Images appear in the records below; leave them out and repeat everything else exactly.

━━ RAW DATA ━━

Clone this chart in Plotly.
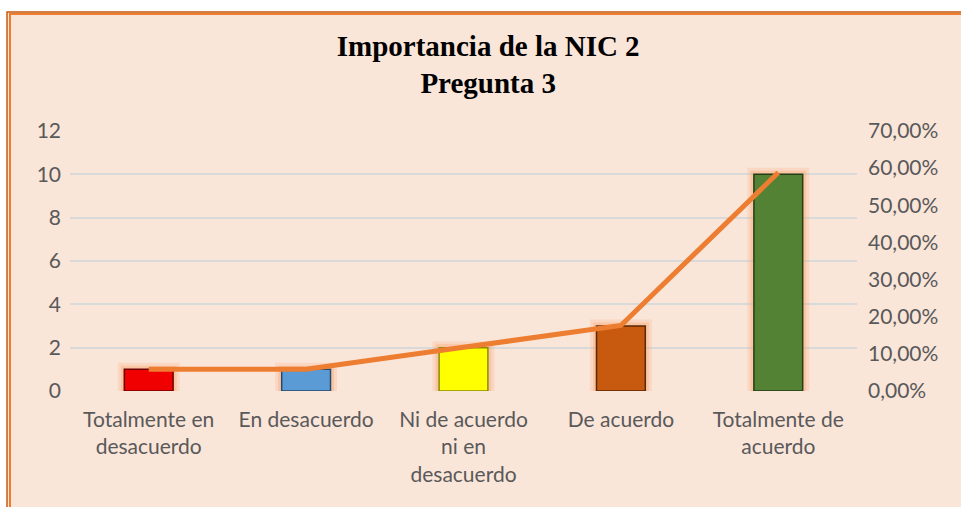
import plotly.graph_objects as go

# Survey answers (question 3)
categories = ["Totalmente en<br>desacuerdo", "En desacuerdo",
              "Ni de acuerdo<br>ni en<br>desacuerdo", "De acuerdo",
              "Totalmente de<br>acuerdo"]
frequency = [1, 1, 2, 3, 10]
percentage = [0.0588, 0.0588, 0.1176, 0.1765, 0.5882]
bar_colors = ["#F00000", "#5B9BD5", "#FFFF00", "#C85A10", "#548235"]
edge_colors = ["#700000", "#244A6E", "#8A8A00", "#5A2806", "#263D18"]

left_ticks = [0, 2, 4, 6, 8, 10, 12]
right_ticks = [0, 0.1, 0.2, 0.3, 0.4, 0.5, 0.6, 0.7]

W, H = 961, 507
ML, MR, MT, MB = 70, 104, 131, 116
PW, PH = W - ML - MR, H - MT - MB


def px_x(p):
    return (p - ML) / PW


def px_y(p):
    return (H - MB - p) / PH


fig = go.Figure()

# soft orange glow behind the bars (two layers)
for glow_w, glow_a in [(13, 0.18), (7, 0.3)]:
    fig.add_trace(go.Bar(
        x=categories,
        y=frequency,
        marker=dict(color="rgba(0,0,0,0)",
                    line=dict(color=f"rgba(250,155,90,{glow_a})", width=glow_w)),
        width=0.31,
        showlegend=False,
        hoverinfo="skip",
    ))

fig.add_trace(go.Bar(
    x=categories,
    y=frequency,
    marker=dict(color=bar_colors,
                line=dict(color=edge_colors, width=1.5)),
    width=0.31,
    showlegend=False,
    hoverinfo="skip",
))

fig.add_trace(go.Scatter(
    x=categories,
    y=percentage,
    yaxis="y2",
    mode="lines",
    line=dict(color="#ED7D31", width=5),
    showlegend=False,
    hoverinfo="skip",
))

# frame: peach background with double orange border
fig.add_shape(type="rect", xref="paper", yref="paper", layer="below",
              x0=px_x(7), x1=px_x(990), y0=px_y(540), y1=px_y(12),
              fillcolor="#FAE5D9", line=dict(color="#C55A11", width=1.5))
fig.add_shape(type="rect", xref="paper", yref="paper", layer="below",
              x0=px_x(10), x1=px_x(990), y0=px_y(540), y1=px_y(14),
              line=dict(color="#ED7D31", width=2))

fig.update_layout(
    width=W, height=H,
    margin=dict(l=ML, r=MR, t=MT, b=MB),
    paper_bgcolor="white",
    plot_bgcolor="rgba(0,0,0,0)",
    separators=",.",
    barmode="overlay",
    title=dict(
        text="<b>Importancia de la NIC 2<br>Pregunta 3</b>",
        font=dict(family="Liberation Serif", size=29, color="black"),
        x=0.508, xanchor="center", y=0.89, yanchor="middle",
    ),
    font=dict(family="Lato", color="#595959"),
    xaxis=dict(
        showgrid=False, showline=False, zeroline=False,
        tickfont=dict(size=21, color="#595959"),
        ticks="",
        ticklabelstandoff=14,
    ),
    yaxis=dict(
        range=[0, 12], tickvals=left_ticks,
        showgrid=True, gridcolor="#D9D9D9", gridwidth=2,
        zeroline=False, showline=False,
        tickfont=dict(size=21, color="#595959"),
        ticklabelstandoff=8,
    ),
    yaxis2=dict(
        range=[0, 0.7], tickvals=right_ticks, tickformat=".2%",
        overlaying="y", side="right",
        showgrid=False, zeroline=False, showline=False,
        tickfont=dict(size=21, color="#595959"),
        ticklabelstandoff=10,
    ),
)

fig.write_html("out.html", config={"displayModeBar": False},
               post_script="document.body.style.margin='0';")
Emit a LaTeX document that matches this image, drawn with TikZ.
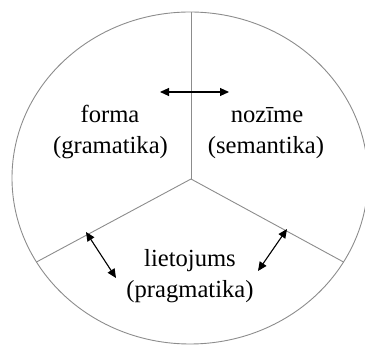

━━━

* THE ANSWER:
Clone this chart in Plotly.
import plotly.graph_objects as go

# Survey answers (question 3)
categories = ["Totalmente en<br>desacuerdo", "En desacuerdo",
              "Ni de acuerdo<br>ni en<br>desacuerdo", "De acuerdo",
              "Totalmente de<br>acuerdo"]
frequency = [1, 1, 2, 3, 10]
percentage = [0.0588, 0.0588, 0.1176, 0.1765, 0.5882]
bar_colors = ["#F00000", "#5B9BD5", "#FFFF00", "#C85A10", "#548235"]
edge_colors = ["#700000", "#244A6E", "#8A8A00", "#5A2806", "#263D18"]

left_ticks = [0, 2, 4, 6, 8, 10, 12]
right_ticks = [0, 0.1, 0.2, 0.3, 0.4, 0.5, 0.6, 0.7]

W, H = 961, 507
ML, MR, MT, MB = 70, 104, 131, 116
PW, PH = W - ML - MR, H - MT - MB


def px_x(p):
    return (p - ML) / PW


def px_y(p):
    return (H - MB - p) / PH


fig = go.Figure()

# soft orange glow behind the bars (two layers)
for glow_w, glow_a in [(13, 0.18), (7, 0.3)]:
    fig.add_trace(go.Bar(
        x=categories,
        y=frequency,
        marker=dict(color="rgba(0,0,0,0)",
                    line=dict(color=f"rgba(250,155,90,{glow_a})", width=glow_w)),
        width=0.31,
        showlegend=False,
        hoverinfo="skip",
    ))

fig.add_trace(go.Bar(
    x=categories,
    y=frequency,
    marker=dict(color=bar_colors,
                line=dict(color=edge_colors, width=1.5)),
    width=0.31,
    showlegend=False,
    hoverinfo="skip",
))

fig.add_trace(go.Scatter(
    x=categories,
    y=percentage,
    yaxis="y2",
    mode="lines",
    line=dict(color="#ED7D31", width=5),
    showlegend=False,
    hoverinfo="skip",
))

# frame: peach background with double orange border
fig.add_shape(type="rect", xref="paper", yref="paper", layer="below",
              x0=px_x(7), x1=px_x(990), y0=px_y(540), y1=px_y(12),
              fillcolor="#FAE5D9", line=dict(color="#C55A11", width=1.5))
fig.add_shape(type="rect", xref="paper", yref="paper", layer="below",
              x0=px_x(10), x1=px_x(990), y0=px_y(540), y1=px_y(14),
              line=dict(color="#ED7D31", width=2))

fig.update_layout(
    width=W, height=H,
    margin=dict(l=ML, r=MR, t=MT, b=MB),
    paper_bgcolor="white",
    plot_bgcolor="rgba(0,0,0,0)",
    separators=",.",
    barmode="overlay",
    title=dict(
        text="<b>Importancia de la NIC 2<br>Pregunta 3</b>",
        font=dict(family="Liberation Serif", size=29, color="black"),
        x=0.508, xanchor="center", y=0.89, yanchor="middle",
    ),
    font=dict(family="Lato", color="#595959"),
    xaxis=dict(
        showgrid=False, showline=False, zeroline=False,
        tickfont=dict(size=21, color="#595959"),
        ticks="",
        ticklabelstandoff=14,
    ),
    yaxis=dict(
        range=[0, 12], tickvals=left_ticks,
        showgrid=True, gridcolor="#D9D9D9", gridwidth=2,
        zeroline=False, showline=False,
        tickfont=dict(size=21, color="#595959"),
        ticklabelstandoff=8,
    ),
    yaxis2=dict(
        range=[0, 0.7], tickvals=right_ticks, tickformat=".2%",
        overlaying="y", side="right",
        showgrid=False, zeroline=False, showline=False,
        tickfont=dict(size=21, color="#595959"),
        ticklabelstandoff=10,
    ),
)

fig.write_html("out.html", config={"displayModeBar": False},
               post_script="document.body.style.margin='0';")
Emit a LaTeX document that matches this image, drawn with TikZ.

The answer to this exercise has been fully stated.